The ruling of the Federal Electoral Tribunal on September 5, 2006, which confirmed the election of PAN candidate Felipe Calderón Hinojosa, triggered massive protests throughout Mexico and, especially, in Mexico City, where Lopéz Obrador had been mayor. Scenes of the crowds gathered at the Zócalo in Mexico City to protest the ruling are breathtaking--a sea of people covers the 40,000 square meter plaza. López Obrador addressed the crowd, arguing that Mexico had never experienced true democracy.

The film then presents a brief account of López Obrador's personal life-long struggle for democracy in Mexico. It next discusses efforts by conservative PAN and PRI politicians to keep López Obrador off the 2006 presidential election ballot or to discredit his campaign. These included a smear campaign and negative advertising supported, according to evidence presented in the film, by substantial contributions from President Vicente Fox and PAN. Despite these actions, López Obrador gained strong public support.

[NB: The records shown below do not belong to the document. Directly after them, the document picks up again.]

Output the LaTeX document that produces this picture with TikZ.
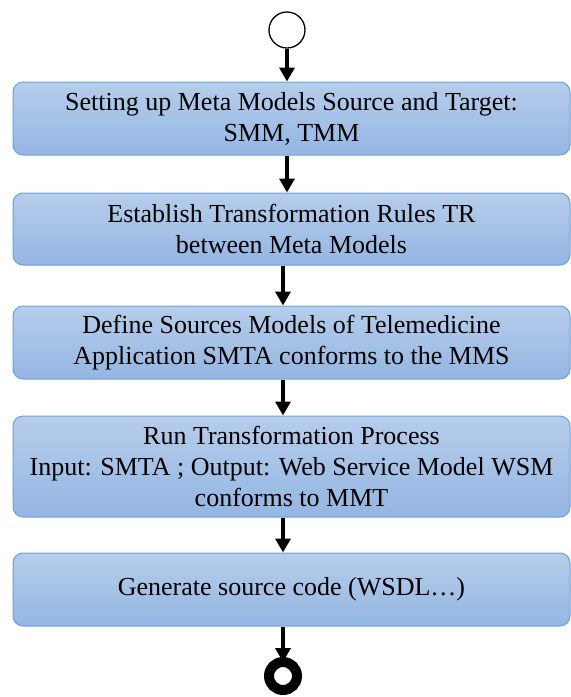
\documentclass[tikz,border=0pt]{standalone}
\usepackage{fontspec}
\setmainfont{Liberation Serif}
\usepackage{xcolor}
\usetikzlibrary{arrows.meta,shapes}

\definecolor{boxtop}{RGB}{182,205,235}
\definecolor{boxbot}{RGB}{148,182,226}
\definecolor{boxline}{RGB}{110,159,216}

\tikzset{
  stepbox/.style={rectangle,rounded corners=10pt,draw=boxline,line width=1pt,
    top color=boxtop,bottom color=boxbot,minimum width=557pt,inner sep=0pt,
    align=center,font=\fontsize{26}{31}\selectfont},
  flow/.style={-{Triangle[length=14pt,width=15pt]},line width=3.8pt}
}

\begin{document}
\begin{tikzpicture}[x=1pt,y=1pt]
		\useasboundingbox (0,0) rectangle (571,-697);
		\node[circle,draw,line width=1.3pt,fill=white,minimum size=36pt,inner sep=0pt] (start) at (287,-30) {};
		\node[stepbox,minimum height=73pt] (smm) at (291.5,-118.5) {Setting up Meta Models Source and Target:\\SMM, TMM};
		\node[stepbox,minimum height=72pt] (rules) at (291.5,-229) {Establish Transformation Rules TR\\between Meta Models};
		\node[stepbox,minimum height=73pt] (models) at (291.5,-342.5) {Define Sources Models of Telemedicine\\Application SMTA conforms to the MMS};
		\node[stepbox,minimum height=101pt] (run) at (291.5,-466.5) {Run Transformation Process\\Input: SMTA ; Output: Web Service Model WSM\\conforms to MMT};
		\node[stepbox,minimum height=73pt] (gen) at (291.5,-589.5) {Generate source code (WSDL\ldots)};
		\node[circle,draw,line width=10pt,fill=white,minimum size=28pt,inner sep=0pt,outer sep=0pt] (stop) at (283,-676) {};
		%
		\path[flow]
		(start) edge (start |- smm.north)
		(smm.south -| start) edge (rules.north -| start)
		(rules.south -| stop) edge (models.north -| stop)
		(models.south -| stop) edge (run.north -| stop)
		(run.south -| stop) edge (gen.north -| stop)
		(gen.south -| stop) edge (stop);
\end{tikzpicture}
\end{document}
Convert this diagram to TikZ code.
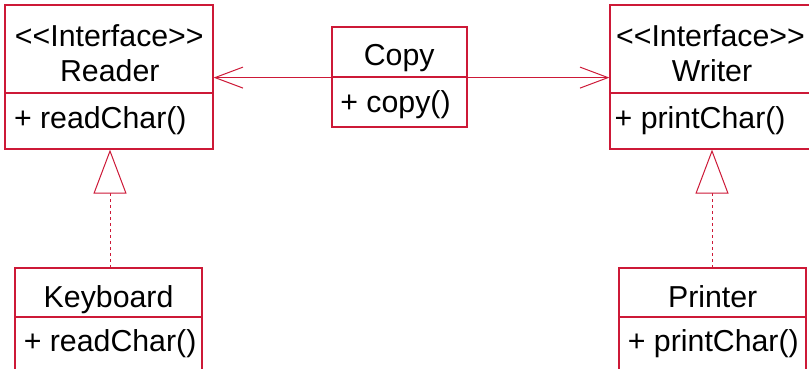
\documentclass[tikz,border=0pt]{standalone}
\usepackage{fontspec}
\setmainfont{Liberation Sans}
\usetikzlibrary{arrows.meta,calc}
\definecolor{umlred}{RGB}{205,25,55}
\newcommand{\umlfont}{\fontsize{30.3}{35}\selectfont}
\newcommand{\stereo}{<\kern0pt<Interface>\kern0pt>}
\tikzset{
  comp/.style={draw=umlred, line width=1.2pt, inner sep=0pt},
  txt/.style={font=\umlfont, text=black, inner sep=0pt},
  ctxt/.style={txt, anchor=base},
  ltxt/.style={txt, anchor=base west},
  assoc/.style={draw=umlred, line width=1pt, -{Straight Barb[length=28pt,width=21pt,line width=1pt]}},
  realize/.style={draw=umlred, line width=1pt, dash pattern=on 3pt off 3pt,
     {Triangle[open,length=44pt,width=33pt,fill=white,line width=1pt]}-}
}
\begin{document}
\begin{tikzpicture}[x=1pt,y=-1pt]
\useasboundingbox (0,0) rectangle (809,368);
\clip (0,0) rectangle (809,368);
% Reader
\node[comp, minimum width=208pt, minimum height=88pt] (rt) at (109,49) {};
\node[comp, minimum width=208pt, minimum height=56pt] (rb) at (109,121) {};
% Writer
\node[comp, minimum width=204pt, minimum height=88pt] (wt) at (712,49) {};
\node[comp, minimum width=204pt, minimum height=56pt] (wb) at (712,121) {};
% Copy
\node[comp, minimum width=135pt, minimum height=50pt] (ct) at (399.5,52) {};
\node[comp, minimum width=135pt, minimum height=50pt] (cb) at (399.5,102) {};
% Keyboard
\node[comp, minimum width=187pt, minimum height=49pt] (kt) at (108.5,292.5) {};
\node[comp, minimum width=187pt, minimum height=56pt] (kb) at (108.5,345) {};
% Printer
\node[comp, minimum width=187pt, minimum height=49pt] (pt) at (712.5,292.5) {};
\node[comp, minimum width=187pt, minimum height=56pt] (pb) at (712.5,345) {};
% associations
\draw[assoc] (ct.south west) -- (ct.south west -| rt.east);
\draw[assoc] (ct.south east) -- (ct.south east -| wt.west);
% realizations
\draw[realize] ([xshift=1pt]rb.south) -- ([xshift=1pt]rb.south |- kt.north);
\draw[realize] (wb.south) -- (wb.south |- pt.north);
% texts
\node[ctxt] (rt1) at (109.3,46.7) {\stereo};
\node[ctxt] (rt2) at (109.8,81.7) {Reader};
\node[ltxt] (rb1) at (13.8,128) {+ readChar()};
\node[ctxt] (wt1) at (710.5,46.7) {\stereo};
\node[ctxt] (wt2) at (712,81.7) {Writer};
\node[ltxt] (wb1) at (614.5,128) {+ printChar()};
\node[ctxt] (ct1) at (399.2,65) {Copy};
\node[ltxt] (cb1) at (340.2,112) {+ copy()};
\node[ctxt] (kt1) at (108.6,307.7) {Keyboard};
\node[ltxt] (kb1) at (23.6,351.7) {+ readChar()};
\node[ctxt] (pt1) at (712.7,307.3) {Printer};
\node[ltxt] (pb1) at (627.7,351.7) {+ printChar()};
\end{tikzpicture}
\end{document}
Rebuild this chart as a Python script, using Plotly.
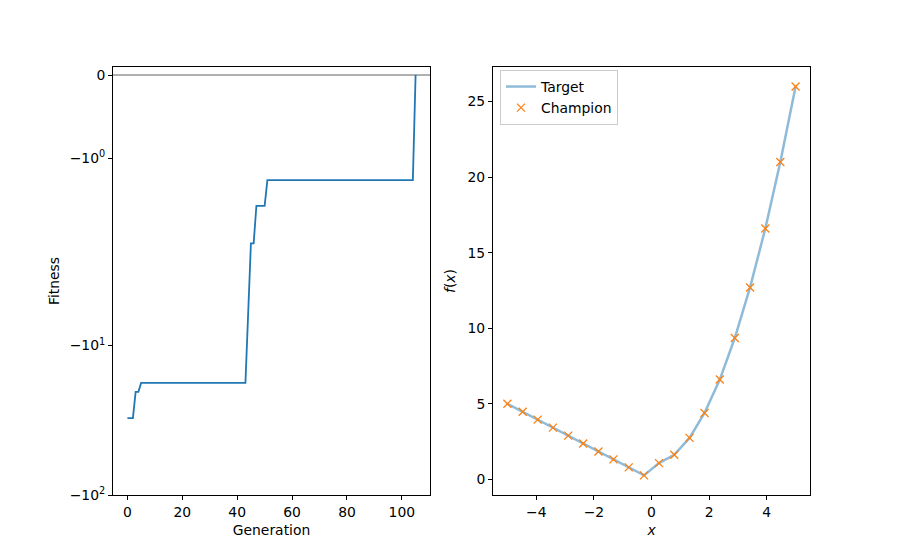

On Election Day, 2 July 2006, voters discovered they were purged from voting [End Page 191] lists, even though they had voted many times before, and by midnight, protesters filled the streets of Mexico City, as news of the electoral deadlock was broadcast. Samples from exit polls were accepted early on as confirming that the PAN had won. However, by the evening of 3 July, the inconsistencies were apparent: according to the film, 2,581,226 votes were unaccounted for. Some ballots had been stuffed; others had too few ballots to account for voter turnout. On 5 July, the investigations began. The footage from the regional meetings of voting bodies is perhaps the most damning: the numbers didn't add up, yet the federal electoral institute (IFE) representatives refused to open up the ballot boxes.